Novas profissões – Para Dal Poz, esses dados indicam algumas tendências do mercado de trabalho em saúde no Brasil nos próximos anos. A primeira delas é o crescimento progressivo da participação dos profissionais de saúde no total da população economicamente ativa (PEA) do país. A outra é a necessidade de regulamentação contínua das várias profissões da área que as novas tecnologias vão pressionando o mercado a criar.
“Cada vez que uma nova tecnologia é introduzida na área médica, uma nova função é criada para operá-la e avaliá-la, além das funções paralelas que elas começam a demandar”, observou. Isso aconteceu, por exemplo, no caso dos tomógrafos e dos aparelhos de ressonância magnética. Segundo ele, já chegam a 14 as funções regulamentadas hoje em Medicina no Brasil, o que não ocorre com nenhuma outra profissão. “O que significa que na área da saúde a tecnologia não substituiu a força de trabalho humana e, portanto, a atividade segue com sua principal característica, que é ser eminentemente intensiva em mão-de-obra”, destacou.
Mas esse quadro aparentemente positivo enfrenta uma sobreposição de problemas e desafios, que Dal Poz chama de “dupla agenda”. Um dos problemas é a preponderância da mão-de-obra feminina entre os médicos, o que causa problemas para os gestores especialmente na formulação das escalas de trabalho/plantão em 24 horas. “As médicas geralmente são mães e enfrentam dupla ou tripla jornada de trabalho no dia, como a maioria das mulheres, daí não estarem disponíveis, muitas vezes, para esse tipo de regime”, explicou.
Outro problema é a distribuição geográfica desigual dos profissionais, que se concentram nas capitais, regiões e estados mais densamente povoados, onde já é grande o número de colegas na ativa. Também há desequilíbrios na composição de pessoal da saúde, ou seja, na proporção médico-enfermeiro – o Brasil tem hoje 0,5 enfermeiro para cada médico. Baixa produtividade, baixos salários, ambientes de trabalho inadequados e até pouco conhecimento sobre a área da atividade exercida são outros problemas revelados por Mário Dal Poz.
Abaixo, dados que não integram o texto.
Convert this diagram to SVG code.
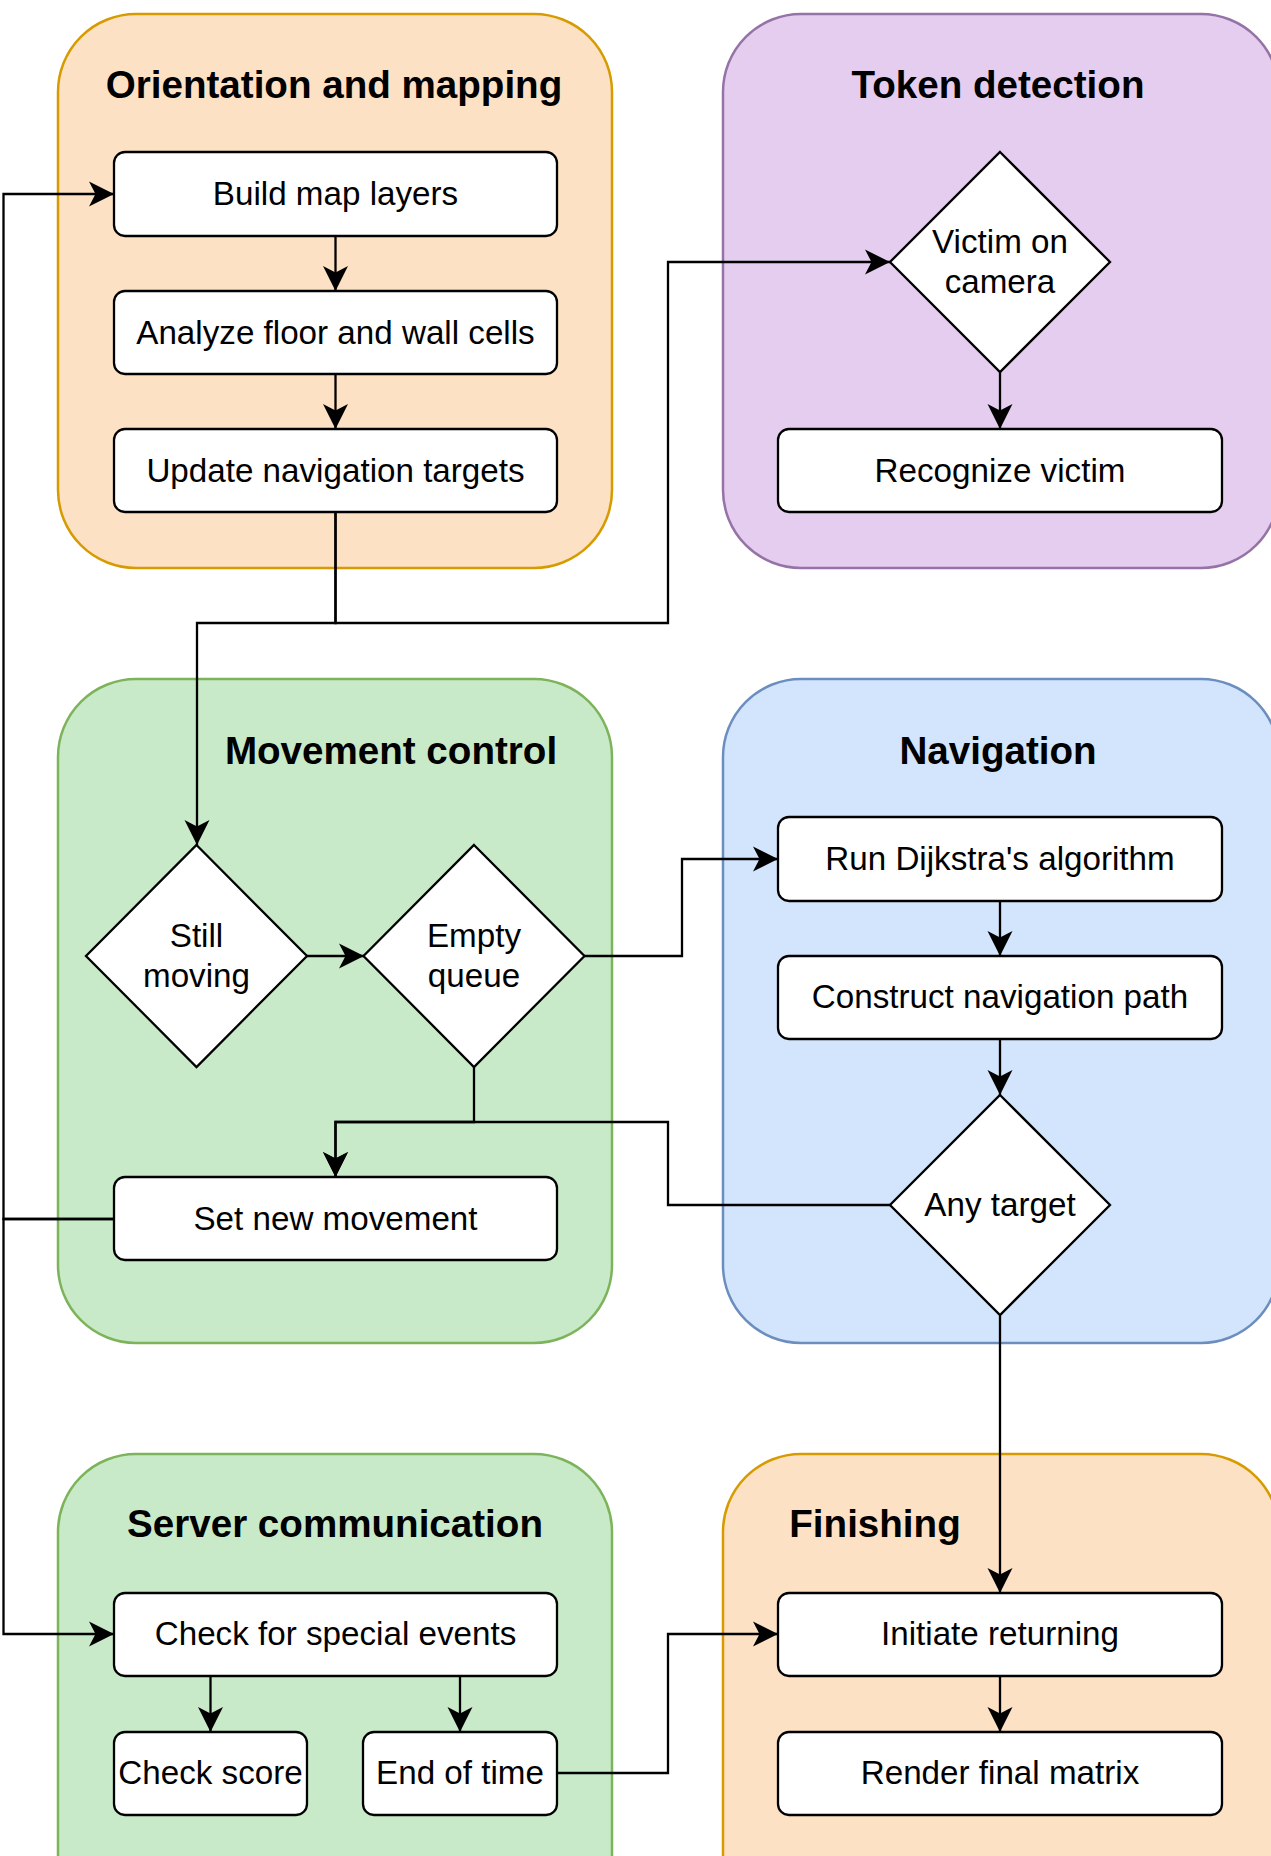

Já entre os desafios que o setor precisa enfrentar com urgência, apontou o especialista, um dos principais é o papel crescente do setor privado na área da saúde no Brasil. Outro é a migração não gerenciada dos profissionais de saúde, tanto globalmente como na circulação regional. Por fim, ele alertou que também é preciso enfrentar a transição epidemiológica. “As doenças crônicas que chegam com a velhice – e a população do Brasil já começa a envelhecer – requerem mais e intensivos cuidados destes pacientes e maior preparo e especialização dos profissionais. Ainda não começamos esse processo no Brasil”, concluiu.